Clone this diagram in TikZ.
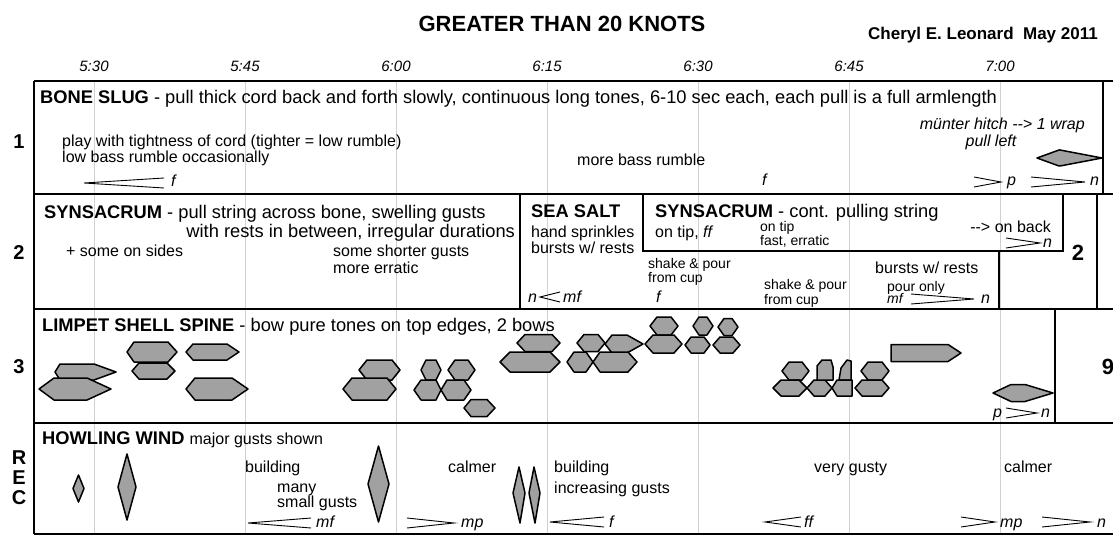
\documentclass[tikz,border=0pt]{standalone}
\usepackage{fontspec}
\setmainfont{Liberation Sans}
\usetikzlibrary{positioning}

%% ---- font sizes (1pt = 1px of the score)
\newcommand{\fTitle}{\fontsize{22}{26}\selectfont\bfseries}
\newcommand{\fAuthor}{\fontsize{17}{20}\selectfont\bfseries}
\newcommand{\fHead}{\fontsize{18.3}{17}\selectfont}
\newcommand{\fBody}{\fontsize{16}{16}\selectfont}
\newcommand{\fSmall}{\fontsize{14}{14}\selectfont}
\newcommand{\fTime}{\fontsize{15}{18}\selectfont\itshape}
\newcommand{\fRow}{\fontsize{20}{22}\selectfont\bfseries}
\newcommand{\fBig}{\fontsize{22}{24}\selectfont\bfseries}
\newcommand{\dasharr}{-\kern0pt-\kern0pt>}

%% ---- score symbols
\newcommand{\limpet}[6]{% x1, x2, y, half height, left tip, right tip
  \draw[shell] (#1,#3) -- (#1+#5,#3-#4) -- (#2-#6,#3-#4) -- (#2,#3)
    -- (#2-#6,#3+#4) -- (#1+#5,#3+#4) -- cycle;}
\newcommand{\gust}[4]{% x, y, half width, half height
  \draw[shell] (#1,#2-#4) -- (#1+#3,#2) -- (#1,#2+#4) -- (#1-#3,#2) -- cycle;}
\newcommand{\cresc}[3]{\draw[hair] (#2,#3-5) -- (#1,#3) -- (#2,#3+5);}
\newcommand{\decresc}[3]{\draw[hair] (#1,#3-5) -- (#2,#3) -- (#1,#3+5);}

\begin{document}
\begin{tikzpicture}[x=1pt, y=-1pt,
  frame/.style={line width=1.6pt},
  grid/.style={black!18, line width=0.7pt},
  txt/.style={anchor=base west, inner sep=0pt, font=\fBody},
  head/.style={anchor=base west, inner sep=0pt, font=\fHead},
  small/.style={anchor=base west, inner sep=0pt, font=\fSmall},
  dyn/.style={anchor=base west, inner sep=0pt, font=\fBody\itshape},
  time/.style={anchor=base, inner sep=0pt, font=\fTime},
  rowno/.style={inner sep=0pt, font=\fRow},
  shell/.style={draw, fill=black!37, line width=1.5pt, line join=round},
  hair/.style={line width=0.9pt},
]
\useasboundingbox (0,0) rectangle (1113,537);
\fill[white] (0,0) rectangle (1113,537);

%% ---- row edges (top to bottom)
\def\yA{81}  % top
\def\yB{194} % 1 / 2
\def\yC{309} % 2 / 3
\def\yD{423} % 3 / rec
\def\yE{534} % bottom

%% ---- header and time line
\node[anchor=base, inner sep=0pt, font=\fTitle] (title) at (562,32) {GREATER THAN 20 KNOTS};
\node[anchor=base east, inner sep=0pt, font=\fAuthor] (author) at (1098,40) {Cheryl E. Leonard\ \ May 2011};

\foreach \tm [count=\i from 0] in {5:30,5:45,6:00,6:15,6:30,6:45,7:00} {
  \draw[grid] (94+151*\i,\yA) -- (94+151*\i,\yE);
  \node[time] (time\i) at (94+151*\i,72) {\tm};
}

%% ---- frame
\foreach \y in {\yA,\yB,\yC,\yD,\yE}
  \draw[frame] (34,\y) -- (1113,\y);
\draw[frame] (34,\yA) -- (34,\yE);
\draw[frame] (1103,\yA) -- (1103,\yB);
\draw[frame] (520,\yB) -- (520,\yC);
\draw[frame] (643,\yB) -- (643,251) -- (1063,251) -- (1063,\yB);
\draw[frame] (999,251) -- (999,\yC);
\draw[frame] (1097,\yB) -- (1097,\yC);
\draw[frame] (1055,\yC) -- (1055,\yD);

%% ---- row numbers
\node[rowno] (row1) at (19,142) {1};
\node[rowno] (row2) at (19,253) {2};
\node[rowno] (row3) at (19,367) {3};
\node[rowno] (recR) at (19,458) {R};
\node[rowno] (recE) at (19,478) {E};
\node[rowno] (recC) at (19,498) {C};

%% ======== ROW 1 — Bone slug ========
\node[head] (slug) at (40,104) {\textbf{BONE SLUG} - pull thick cord back and forth slowly, continuous long tones, 6-10 sec each, each pull is a full armlength};
\node[txt] (slugA) at (62,147) {play with tightness of cord (tighter = low rumble)};
\node[txt] (slugB) at (62,163) {low bass rumble occasionally};
\cresc{84}{164}{183}
\node[dyn] (slugF) at (171,187) {f};
\node[txt] (slugC) at (577,166) {more bass rumble};
\node[dyn] (slugG) at (762,186) {f};
\node[anchor=base east, inner sep=0pt, font=\fBody\itshape] (hitch) at (1085,130) {münter hitch \dasharr{} 1 wrap};
\node[anchor=base, inner sep=0pt, font=\fBody\itshape] (pull) at (991,147) {pull left};
\limpet{1037}{1102}{158}{8}{22}{42}
\decresc{974}{1001}{182}
\node[dyn] (slugP) at (1007,186) {p};
\decresc{1031}{1085}{182}
\node[dyn] (slugN) at (1090,186) {n};

%% ======== ROW 2 — Synsacrum / sea salt ========
\node[head] (syn) at (44,219) {\textbf{SYNSACRUM} - \begin{tabular}[t]{@{}l@{}}pull string across bone, swelling gusts\\\hspace*{8pt}with rests in between, irregular durations\end{tabular}};
\node[txt] (synA) at (66,257) {+ some on sides};
\node[txt] (synB) at (333,257) {some shorter gusts};
\node[txt] (synC) at (333,273) {more erratic};

\node[head] (salt) at (531,218) {\textbf{SEA SALT}};
\node[txt] (saltA) at (531,238) {hand sprinkles};
\node[txt] (saltB) at (531,254) {bursts w/ rests};
\node[dyn] (saltN) at (528,302) {n};
\cresc{540}{560}{297}
\node[dyn] (saltMF) at (563,302) {mf};

\node[head] (cont) at (655,218) {\textbf{SYNSACRUM} - cont. pulling string};
\node[txt] (contA) at (655,238) {on tip, \textit{ff}};
\node[small] (contB) at (760,232) {on tip};
\node[small] (contC) at (760,246) {fast, erratic};
\node[anchor=base east, inner sep=0pt, font=\fBody] (contD) at (1051,233) {\dasharr{} on back};
\decresc{1006}{1040}{243}
\node[dyn] (contN) at (1043,248) {n};

\node[small] (shakeA) at (648,269) {shake \& pour};
\node[small] (shakeB) at (648,283) {from cup};
\node[dyn] (shakeF) at (656,302) {f};
\node[small] (shakeC) at (764,290) {shake \& pour};
\node[small] (shakeD) at (764,304) {from cup};
\node[txt] (burst) at (875,273) {bursts w/ rests};
\node[small] (pour) at (887,291) {pour only};
\node[anchor=base west, inner sep=0pt, font=\fSmall\itshape] (pourMF) at (887,303) {mf};
\decresc{911}{974}{299}
\node[dyn] (pourN) at (981,303) {n};
\node[font=\fBig, inner sep=0pt] (mark2) at (1078,253) {2};

%% ======== ROW 3 — Limpet shell spine ========
\node[head] (limp) at (42,331) {\textbf{LIMPET SHELL SPINE} - bow pure tones on top edges, 2 bows};
\limpet{55}{116}{372}{8}{5}{22}
\limpet{39}{111}{389}{11}{15}{24}
\limpet{127}{177}{352}{10}{7}{9}
\limpet{132}{175}{371}{8}{7}{8}
\limpet{186}{239}{352}{8}{7}{12}
\limpet{186}{248}{389}{11}{9}{16}
\limpet{359}{400}{370}{10}{8}{8}
\limpet{343}{396}{389}{11}{9}{9}
\limpet{421}{441}{370}{10}{5}{5}
\limpet{448}{475}{370}{10}{7}{7}
\limpet{414}{441}{390}{10}{7}{5}
\limpet{441}{471}{390}{10}{6}{7}
\limpet{464}{495}{408}{8.5}{7}{8}
\limpet{517}{560}{343}{8.5}{8}{8}
\limpet{500}{560}{362}{10}{10}{10}
\limpet{577}{605}{343}{8.5}{7}{7}
\limpet{605}{643}{344}{9}{7}{16}
\limpet{567}{593}{362}{10}{7}{7}
\limpet{593}{637}{362}{10}{7}{9}
\limpet{650}{678}{326}{9}{7}{7}
\limpet{645}{682}{344}{9}{8}{8}
\limpet{693}{713}{326}{9}{6}{6}
\limpet{685}{710}{345}{8}{6}{6}
\limpet{718}{738}{327}{8.5}{6}{6}
\limpet{713}{740}{345}{8}{7}{7}
\limpet{782}{809}{371}{9}{7}{7}
\limpet{773}{807}{388}{8}{8}{8}
\limpet{807}{832}{388}{8}{7}{7}
\draw[shell] (817,380) -- (817,366) -- (822,360) -- (831,360) -- (833,367) -- (833,380) -- cycle;
\draw[shell] (839,380) -- (841,368) -- (847,360) -- (851,361) -- (851,380) -- cycle;
\draw[shell] (832,388) -- (837,380) -- (852,380) -- (852,396) -- (837,396) -- cycle;
\limpet{861}{889}{371}{9}{7}{7}
\limpet{855}{889}{388}{8}{7}{7}
\limpet{891}{961}{353}{8.5}{0}{13}
\limpet{993}{1053}{393}{8.5}{18}{28}
\node[dyn] (limpP) at (993,417) {p};
\decresc{1006}{1037}{413}
\node[dyn] (limpN) at (1041,417) {n};
\node[font=\fBig, inner sep=0pt] (mark9) at (1108,367) {9};

%% ======== ROW REC — Howling wind ========
\node[head] (wind) at (42,444) {\textbf{HOWLING WIND} {\fBody major gusts shown}};
\gust{78.5}{488.5}{5.5}{13.5}
\gust{127}{487}{9}{33}
\gust{378.5}{484}{10.5}{38}
\draw[shell] (519,467) -- (525,493) -- (520,523) -- (513,493) -- cycle;
\draw[shell] (534,467) -- (540,493) -- (535,523) -- (529,493) -- cycle;

\node[txt] (windA) at (245,472) {building};
\node[txt] (windB) at (277,492) {many};
\node[txt] (windC) at (277,507) {small gusts};
\cresc{248}{311}{523}
\node[dyn] (windMF) at (316,527) {mf};
\node[txt] (windD) at (448,472) {calmer};
\decresc{407}{454}{523}
\node[dyn] (windMP) at (461,527) {mp};
\node[txt] (windE) at (554,472) {building};
\node[txt] (windF) at (554,493) {increasing gusts};
\cresc{550}{604}{522}
\node[dyn] (windG) at (609,527) {f};
\node[txt] (windH) at (814,472) {very gusty};
\cresc{765}{801}{522}
\node[dyn] (windFF) at (804,527) {ff};
\decresc{961}{995}{522}
\node[dyn] (windMP2) at (1000,527) {mp};
\node[txt] (windI) at (1004,472) {calmer};
\decresc{1042}{1090}{522}
\node[dyn] (windN) at (1097,527) {n};

\end{tikzpicture}
\end{document}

Work required:
Set down again, exactly, the lines of the material above from its first line to the one with "inner sep=0pt, font=\fAuthor]", inclusive. Leave the pictures out.

Answer to this problem:
Clone this diagram in TikZ.
\documentclass[tikz,border=0pt]{standalone}
\usepackage{fontspec}
\setmainfont{Liberation Sans}
\usetikzlibrary{positioning}

%% ---- font sizes (1pt = 1px of the score)
\newcommand{\fTitle}{\fontsize{22}{26}\selectfont\bfseries}
\newcommand{\fAuthor}{\fontsize{17}{20}\selectfont\bfseries}
\newcommand{\fHead}{\fontsize{18.3}{17}\selectfont}
\newcommand{\fBody}{\fontsize{16}{16}\selectfont}
\newcommand{\fSmall}{\fontsize{14}{14}\selectfont}
\newcommand{\fTime}{\fontsize{15}{18}\selectfont\itshape}
\newcommand{\fRow}{\fontsize{20}{22}\selectfont\bfseries}
\newcommand{\fBig}{\fontsize{22}{24}\selectfont\bfseries}
\newcommand{\dasharr}{-\kern0pt-\kern0pt>}

%% ---- score symbols
\newcommand{\limpet}[6]{% x1, x2, y, half height, left tip, right tip
  \draw[shell] (#1,#3) -- (#1+#5,#3-#4) -- (#2-#6,#3-#4) -- (#2,#3)
    -- (#2-#6,#3+#4) -- (#1+#5,#3+#4) -- cycle;}
\newcommand{\gust}[4]{% x, y, half width, half height
  \draw[shell] (#1,#2-#4) -- (#1+#3,#2) -- (#1,#2+#4) -- (#1-#3,#2) -- cycle;}
\newcommand{\cresc}[3]{\draw[hair] (#2,#3-5) -- (#1,#3) -- (#2,#3+5);}
\newcommand{\decresc}[3]{\draw[hair] (#1,#3-5) -- (#2,#3) -- (#1,#3+5);}

\begin{document}
\begin{tikzpicture}[x=1pt, y=-1pt,
  frame/.style={line width=1.6pt},
  grid/.style={black!18, line width=0.7pt},
  txt/.style={anchor=base west, inner sep=0pt, font=\fBody},
  head/.style={anchor=base west, inner sep=0pt, font=\fHead},
  small/.style={anchor=base west, inner sep=0pt, font=\fSmall},
  dyn/.style={anchor=base west, inner sep=0pt, font=\fBody\itshape},
  time/.style={anchor=base, inner sep=0pt, font=\fTime},
  rowno/.style={inner sep=0pt, font=\fRow},
  shell/.style={draw, fill=black!37, line width=1.5pt, line join=round},
  hair/.style={line width=0.9pt},
]
\useasboundingbox (0,0) rectangle (1113,537);
\fill[white] (0,0) rectangle (1113,537);

%% ---- row edges (top to bottom)
\def\yA{81}  % top
\def\yB{194} % 1 / 2
\def\yC{309} % 2 / 3
\def\yD{423} % 3 / rec
\def\yE{534} % bottom

%% ---- header and time line
\node[anchor=base, inner sep=0pt, font=\fTitle] (title) at (562,32) {GREATER THAN 20 KNOTS};
\node[anchor=base east, inner sep=0pt, font=\fAuthor] (author) at (1098,40) {Cheryl E. Leonard\ \ May 2011};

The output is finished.